Eva ignored him and looked at Hopper. "Pitt told me he was in Egypt for an archaeological survey of the Nile River for the National Underwater and Marine Agency. I have little reason to doubt him."

Hopper turned to Yerli. "That should be easy enough to check out."

Yerli nodded. "I'll call a friend who's a marine biologist with NUMA."

"The question is still why?" muttered Hopper almost absently.

Yerli shrugged. "If Eva's attempted murder was a conspiracy, it may well have been part of a plot to instill fear and force us to cancel our mission."

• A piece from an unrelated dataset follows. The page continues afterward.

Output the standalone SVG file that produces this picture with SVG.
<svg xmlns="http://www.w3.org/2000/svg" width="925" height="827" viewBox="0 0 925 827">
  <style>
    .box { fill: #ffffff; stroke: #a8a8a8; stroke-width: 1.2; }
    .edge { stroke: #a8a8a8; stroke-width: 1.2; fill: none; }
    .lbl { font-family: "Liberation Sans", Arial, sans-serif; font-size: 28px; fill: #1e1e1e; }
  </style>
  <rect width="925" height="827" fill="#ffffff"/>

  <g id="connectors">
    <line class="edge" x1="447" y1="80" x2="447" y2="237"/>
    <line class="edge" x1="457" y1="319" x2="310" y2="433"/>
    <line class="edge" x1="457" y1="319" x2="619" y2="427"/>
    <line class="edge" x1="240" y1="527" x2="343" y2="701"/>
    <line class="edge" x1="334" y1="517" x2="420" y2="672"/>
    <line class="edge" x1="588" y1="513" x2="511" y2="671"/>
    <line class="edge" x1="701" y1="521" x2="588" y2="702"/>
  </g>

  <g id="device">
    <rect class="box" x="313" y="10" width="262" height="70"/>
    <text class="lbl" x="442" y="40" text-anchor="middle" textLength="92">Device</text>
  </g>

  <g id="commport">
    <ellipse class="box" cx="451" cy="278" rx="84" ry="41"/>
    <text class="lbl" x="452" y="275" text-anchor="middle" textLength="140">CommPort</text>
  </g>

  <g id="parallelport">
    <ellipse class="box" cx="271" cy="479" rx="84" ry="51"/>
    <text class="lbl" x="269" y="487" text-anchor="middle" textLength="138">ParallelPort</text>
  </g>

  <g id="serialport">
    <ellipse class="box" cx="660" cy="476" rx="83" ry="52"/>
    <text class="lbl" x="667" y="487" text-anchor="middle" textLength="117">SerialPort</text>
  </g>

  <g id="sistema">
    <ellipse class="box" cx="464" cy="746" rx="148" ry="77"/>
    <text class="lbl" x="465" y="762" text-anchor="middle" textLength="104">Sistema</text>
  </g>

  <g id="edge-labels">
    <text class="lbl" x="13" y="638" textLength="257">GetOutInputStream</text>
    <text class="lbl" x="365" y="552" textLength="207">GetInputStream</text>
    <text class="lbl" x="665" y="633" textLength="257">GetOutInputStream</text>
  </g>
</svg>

"Yes, but we have five separate research teams of six members each heading for the southern desert. They'll be spread across five nations from Sudan to Mauritania. No one forced us on them. Their governments asked the United Nations for help in finding an answer to the strange sickness sweeping their lands. We are invited guests, certainly not unwanted enemies."

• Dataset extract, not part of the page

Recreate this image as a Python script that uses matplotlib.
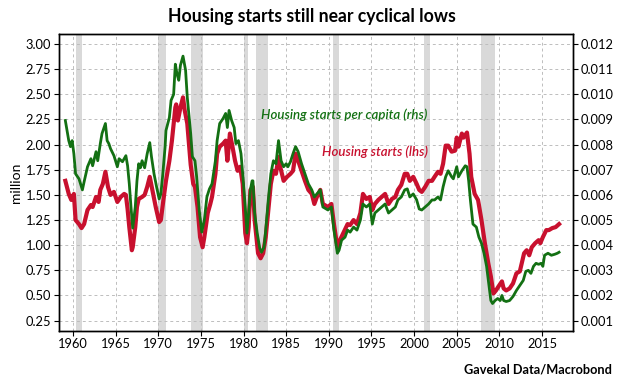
import matplotlib
matplotlib.use("Agg")
import matplotlib.pyplot as plt
from matplotlib.ticker import MultipleLocator, FormatStrFormatter

plt.rcParams['font.family'] = ['Lato', 'DejaVu Sans']

# Housing starts (lhs, million)
hs_year = [1959.1, 1959.5, 1959.8, 1960.1, 1960.3, 1960.7, 1961.0, 1961.3, 1961.7, 1962.1, 1962.3,
           1962.7, 1963.0, 1963.2, 1963.5, 1963.8, 1964.1, 1964.4, 1964.8, 1965.2, 1965.6, 1966.0,
           1966.2, 1966.4, 1966.6, 1966.9, 1967.0, 1967.3, 1967.5, 1967.7, 1968.1, 1968.4, 1968.7,
           1969.0, 1969.3, 1969.7, 1970.1, 1970.3, 1970.6, 1970.9, 1971.3, 1971.6, 1972.0, 1972.1,
           1972.3, 1972.6, 1972.9, 1973.1, 1973.4, 1973.8, 1974.1, 1974.3, 1974.6, 1974.9, 1975.2,
           1975.4, 1975.8, 1976.1, 1976.3, 1976.7, 1976.9, 1977.2, 1977.6, 1977.9, 1978.1, 1978.4,
           1978.7, 1979.0, 1979.3, 1979.6, 1979.9, 1980.2, 1980.4, 1980.6, 1980.8, 1981.1, 1981.3,
           1981.7, 1982.0, 1982.3, 1982.6, 1982.9, 1983.2, 1983.5, 1983.8, 1984.1, 1984.3, 1984.7,
           1985.1, 1985.5, 1985.8, 1986.1, 1986.4, 1986.8, 1987.2, 1987.6, 1988.0, 1988.3, 1988.6,
           1989.0, 1989.3, 1989.9, 1990.3, 1990.6, 1991.0, 1991.3, 1991.7, 1992.2, 1992.5, 1992.9,
           1993.3, 1993.7, 1994.0, 1994.4, 1994.8, 1995.1, 1995.4, 1995.8, 1996.2, 1996.6, 1997.0,
           1997.4, 1997.8, 1998.1, 1998.5, 1998.9, 1999.2, 1999.5, 1999.9, 2000.3, 2000.6, 2000.9,
           2001.3, 2001.7, 2002.1, 2002.4, 2002.8, 2003.1, 2003.4, 2003.7, 2004.0, 2004.4, 2004.8,
           2005.0, 2005.2, 2005.6, 2005.8, 2006.2, 2006.5, 2006.7, 2007.1, 2007.5, 2007.9, 2008.3,
           2008.7, 2009.0, 2009.3, 2009.6, 2009.9, 2010.3, 2010.5, 2010.8, 2011.2, 2011.6, 2012.0,
           2012.4, 2012.9, 2013.2, 2013.5, 2013.8, 2014.2, 2014.6, 2014.8, 2015.1, 2015.5, 2015.8,
           2016.2, 2016.6, 2017.0]
hs_val = [1.64, 1.51, 1.45, 1.51, 1.25, 1.21, 1.17, 1.21, 1.35, 1.40, 1.38,
          1.48, 1.43, 1.55, 1.61, 1.73, 1.58, 1.50, 1.53, 1.43, 1.48, 1.51,
          1.50, 1.36, 1.18, 0.95, 0.98, 1.18, 1.38, 1.46, 1.48, 1.50, 1.58,
          1.68, 1.55, 1.38, 1.23, 1.25, 1.45, 1.64, 1.84, 2.04, 2.37, 2.40,
          2.24, 2.37, 2.47, 2.34, 2.21, 1.80, 1.61, 1.58, 1.38, 1.08, 0.98,
          1.08, 1.32, 1.41, 1.48, 1.71, 1.91, 1.98, 2.01, 2.04, 1.84, 2.11,
          1.98, 1.84, 1.74, 1.78, 1.61, 1.12, 1.02, 1.18, 1.55, 1.58, 1.25,
          0.92, 0.87, 0.92, 1.08, 1.35, 1.61, 1.74, 1.71, 1.88, 1.78, 1.64,
          1.68, 1.71, 1.74, 1.91, 1.84, 1.74, 1.64, 1.55, 1.51, 1.41, 1.48,
          1.55, 1.41, 1.38, 1.41, 1.21, 0.98, 1.05, 1.12, 1.21, 1.20, 1.25,
          1.21, 1.32, 1.51, 1.46, 1.48, 1.35, 1.41, 1.45, 1.48, 1.51, 1.41,
          1.46, 1.48, 1.55, 1.60, 1.71, 1.71, 1.64, 1.68, 1.61, 1.55, 1.53,
          1.58, 1.64, 1.64, 1.68, 1.73, 1.71, 1.81, 1.99, 1.99, 1.93, 1.94,
          2.07, 1.98, 2.11, 2.07, 2.12, 1.91, 1.68, 1.51, 1.45, 1.25, 1.02,
          0.82, 0.69, 0.52, 0.55, 0.59, 0.64, 0.57, 0.55, 0.57, 0.62, 0.72,
          0.74, 0.92, 0.95, 0.90, 0.98, 1.02, 1.05, 1.02, 1.08, 1.15, 1.15,
          1.17, 1.18, 1.21]

# Housing starts per capita (rhs)
pc_year = [1959.1, 1959.5, 1959.7, 1959.9, 1960.1, 1960.3, 1960.7, 1961.1, 1961.3, 1961.7, 1962.1,
           1962.3, 1962.7, 1962.9, 1963.2, 1963.4, 1963.8, 1964.0, 1964.2, 1964.4, 1964.8, 1965.2,
           1965.4, 1965.8, 1966.2, 1966.4, 1966.6, 1966.8, 1967.0, 1967.3, 1967.5, 1967.7, 1967.9,
           1968.1, 1968.4, 1968.7, 1969.0, 1969.2, 1969.5, 1969.8, 1970.1, 1970.3, 1970.5, 1970.8,
           1970.9, 1971.3, 1971.5, 1971.8, 1972.0, 1972.2, 1972.4, 1972.6, 1972.9, 1973.2, 1973.4,
           1973.8, 1974.0, 1974.3, 1974.5, 1974.8, 1975.1, 1975.4, 1975.7, 1976.0, 1976.3, 1976.7,
           1976.9, 1977.2, 1977.6, 1977.9, 1978.1, 1978.3, 1978.6, 1978.9, 1979.1, 1979.4, 1979.7,
           1979.9, 1980.2, 1980.4, 1980.6, 1980.8, 1981.0, 1981.1, 1981.3, 1981.6, 1981.9, 1982.1,
           1982.4, 1982.6, 1982.9, 1983.2, 1983.5, 1983.8, 1984.1, 1984.4, 1984.7, 1985.0, 1985.2,
           1985.5, 1985.8, 1986.1, 1986.4, 1986.8, 1987.2, 1987.6, 1988.0, 1988.3, 1988.6, 1989.0,
           1989.3, 1989.9, 1990.3, 1990.6, 1991.0, 1991.2, 1991.5, 1991.9, 1992.2, 1992.5, 1992.9,
           1993.3, 1993.7, 1994.0, 1994.4, 1994.8, 1995.1, 1995.4, 1995.8, 1996.2, 1996.6, 1997.0,
           1997.4, 1997.8, 1998.1, 1998.5, 1998.9, 1999.2, 1999.5, 1999.9, 2000.3, 2000.6, 2000.9,
           2001.3, 2001.7, 2002.1, 2002.4, 2002.8, 2003.1, 2003.4, 2003.7, 2004.0, 2004.4, 2004.6,
           2005.0, 2005.2, 2005.6, 2006.0, 2006.2, 2006.4, 2006.6, 2006.9, 2007.3, 2007.6, 2007.9,
           2008.2, 2008.5, 2008.8, 2009.0, 2009.2, 2009.5, 2009.8, 2010.1, 2010.3, 2010.5, 2010.8,
           2011.2, 2011.6, 2012.0, 2012.4, 2012.8, 2013.1, 2013.4, 2013.7, 2014.0, 2014.3, 2014.6,
           2014.9, 2015.1, 2015.3, 2015.7, 2016.1, 2016.5, 2016.8, 2017.0]
pc_val = [0.00896, 0.00816, 0.00792, 0.00816, 0.00764, 0.00684, 0.00664, 0.00620, 0.00652, 0.00712, 0.00744,
          0.00716, 0.00772, 0.00736, 0.00804, 0.00844, 0.00884, 0.00816, 0.00804, 0.00784, 0.00756, 0.00712,
          0.00744, 0.00732, 0.00756, 0.00716, 0.00644, 0.00552, 0.00468, 0.00552, 0.00656, 0.00724, 0.00708,
          0.00736, 0.00708, 0.00764, 0.00808, 0.00752, 0.00684, 0.00632, 0.00584, 0.00604, 0.00672, 0.00792,
          0.00856, 0.00908, 0.00976, 0.01000, 0.01120, 0.01080, 0.01056, 0.01116, 0.01152, 0.01096, 0.00988,
          0.00844, 0.00752, 0.00736, 0.00672, 0.00540, 0.00452, 0.00500, 0.00592, 0.00624, 0.00644, 0.00736,
          0.00816, 0.00884, 0.00904, 0.00924, 0.00868, 0.00936, 0.00896, 0.00868, 0.00804, 0.00816, 0.00764,
          0.00684, 0.00552, 0.00448, 0.00528, 0.00620, 0.00656, 0.00656, 0.00528, 0.00448, 0.00388, 0.00372,
          0.00392, 0.00460, 0.00580, 0.00684, 0.00736, 0.00724, 0.00816, 0.00736, 0.00712, 0.00724, 0.00712,
          0.00732, 0.00764, 0.00792, 0.00772, 0.00724, 0.00684, 0.00644, 0.00620, 0.00592, 0.00604, 0.00620,
          0.00552, 0.00540, 0.00552, 0.00460, 0.00368, 0.00380, 0.00420, 0.00432, 0.00460, 0.00452, 0.00472,
          0.00460, 0.00500, 0.00564, 0.00552, 0.00564, 0.00484, 0.00528, 0.00540, 0.00552, 0.00564, 0.00528,
          0.00540, 0.00552, 0.00580, 0.00592, 0.00620, 0.00624, 0.00592, 0.00604, 0.00580, 0.00544, 0.00540,
          0.00552, 0.00564, 0.00580, 0.00580, 0.00592, 0.00580, 0.00632, 0.00672, 0.00696, 0.00672, 0.00664,
          0.00712, 0.00672, 0.00696, 0.00716, 0.00712, 0.00656, 0.00580, 0.00484, 0.00472, 0.00432, 0.00408,
          0.00368, 0.00316, 0.00236, 0.00180, 0.00168, 0.00180, 0.00188, 0.00180, 0.00200, 0.00180, 0.00176,
          0.00180, 0.00196, 0.00220, 0.00240, 0.00260, 0.00296, 0.00300, 0.00288, 0.00316, 0.00328, 0.00324,
          0.00328, 0.00316, 0.00360, 0.00368, 0.00360, 0.00364, 0.00368, 0.00372]

# NBER recessions
rec_start = [1960.3, 1969.95, 1973.85, 1980.0, 1981.5, 1990.5, 2001.2, 2007.9]
rec_end = [1961.1, 1970.85, 1975.2, 1980.5, 1982.85, 1991.2, 2001.85, 2009.45]

RED = '#c8102e'
GREEN = '#137013'

fig = plt.figure(figsize=(6.24, 3.86), dpi=100)
ax = fig.add_axes([0.0946, 0.1433, 0.8232, 0.7686])
ax2 = ax.twinx()

for s, e in zip(rec_start, rec_end):
    ax.axvspan(s, e, color='#d9d9d9', lw=0, zorder=0)

ax.plot(hs_year, hs_val, color=RED, lw=3.0, solid_joinstyle='round', zorder=3)
ax2.plot(pc_year, pc_val, color=GREEN, lw=2.0, solid_joinstyle='round', zorder=3)

ax.set_xlim(1958.36, 2018.6)
ax.set_ylim(0.15, 3.10)
ax2.set_ylim(0.15 * 0.004, 3.10 * 0.004)

ax.xaxis.set_major_locator(MultipleLocator(5))
ax.yaxis.set_major_locator(MultipleLocator(0.25))
ax.yaxis.set_major_formatter(FormatStrFormatter('%.2f'))
ax2.yaxis.set_major_locator(MultipleLocator(0.001))
ax2.yaxis.set_major_formatter(FormatStrFormatter('%.3f'))
ax.set_yticks(ax.get_yticks()[(ax.get_yticks() > 0.2) & (ax.get_yticks() < 3.05)])
ax2.set_yticks(ax2.get_yticks()[(ax2.get_yticks() > 0.0008) & (ax2.get_yticks() < 0.0122)])

ax.grid(True, color='#bdbdbd', linestyle=(0, (3, 3)), lw=0.7)
ax.set_axisbelow(True)
for a in (ax, ax2):
    a.tick_params(labelsize=9.3, length=3.5, width=0.8, direction='out', pad=2)
    for sp in a.spines.values():
        sp.set_linewidth(1.0)

ax.set_ylabel('million', fontsize=10, labelpad=3)

ax.text(2001.5, 2.30, 'Housing starts per capita (rhs)', color=GREEN, fontsize=9.5,
        style='italic', fontweight='semibold', ha='right', va='center', zorder=5)
ax.text(2001.6, 1.93, 'Housing starts (lhs)', color=RED, fontsize=9.5,
        style='italic', fontweight='semibold', ha='right', va='center', zorder=5)

fig.text(0.5, 0.958, 'Housing starts still near cyclical lows', ha='center', va='center',
         fontsize=12.7, fontweight='bold')
fig.text(0.981, 0.044, 'Gavekal Data/Macrobond', ha='right', va='center',
         fontsize=9.2, fontweight='bold')

fig.savefig('out.png', dpi=100)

Yerli stared at Hopper. "You're forgetting, Frank. There was one government who wanted no part of us."

Hopper nodded grimly. "You're right. I overlooked President Tahir of Mali. He was very reluctant to allow us inside his borders."

"More likely General Kazim," said Yerli. "Tahir is a puppet head of state. Zateb Kazim is the true power behind the Malian government."

"What's he got against harmless biologists trying to save lives?" asked Eva.

Yerli turned up his palms. "We may never know."

"It does seem a timely coincidence," said Hopper softly, "that people, especially Europeans, have been vanishing with some regularity in the great emptiness of northern Mali during the past year."

"Like the tourist safari that's making the headlines," said Eva.

"Their whereabouts and fate are still a mystery," added Yerli quietly.

"I can't believe there's a connection between that tragedy and Eva's attack," said Hopper.

"But if we assume that General Kazim is the villain in Eva's case, it would stand to reason his spies ferreted out the yet that she was a member of the Malian biological studies gram. With that knowledge in hand, he ordered her assassination as a warning for the rest of us to stay clear of his camel park."

Eva laughed. "With your fertile imagination, Ismail, you'd make a great Hollywood screenwriter."

Yerli's thick eyebrows pinched together. "I think we should play safe and keep the Mali team in Cairo until this matter can be fully investigated and resolved."

"You're overreacting," Hopper said to Yerli. "How do you vote, Eva? Cancel the mission or go?"

"I'll risk it," said Eva. "But I can't speak for the other team members."

Hopper stared at the floor, nodding his head. "Then we'll ask for volunteers. I won't cancel the Mali mission, not with hundreds, maybe thousands, of people dying out there from something nobody can explain. I'll lead the team myself."

"No, Frank!" snapped Eva. "What if the worst happens? You're too valuable to lose."

"It's our duty to report this affair to the police before you run off half-cocked," Yerli persisted.

"Get serious, Ismail," said Hopper impatiently. "Go to the local police and they're liable to-hold us up and delay the entire mission. We could be bound in red tape for a month. I'll not walk into the clutches of Middle East bureaucracy."

"My contacts can cut the red tape," pleaded Yerli.

"No," Hopper said adamantly. "I want all teams on board our chartered aircraft and in the air toward their designated locations as scheduled."

"Then we're on for tomorrow morning," said Eva.

Hopper nodded. "No hang-ups, no rainchecks. We're going to put our show on the road first thing in the morning."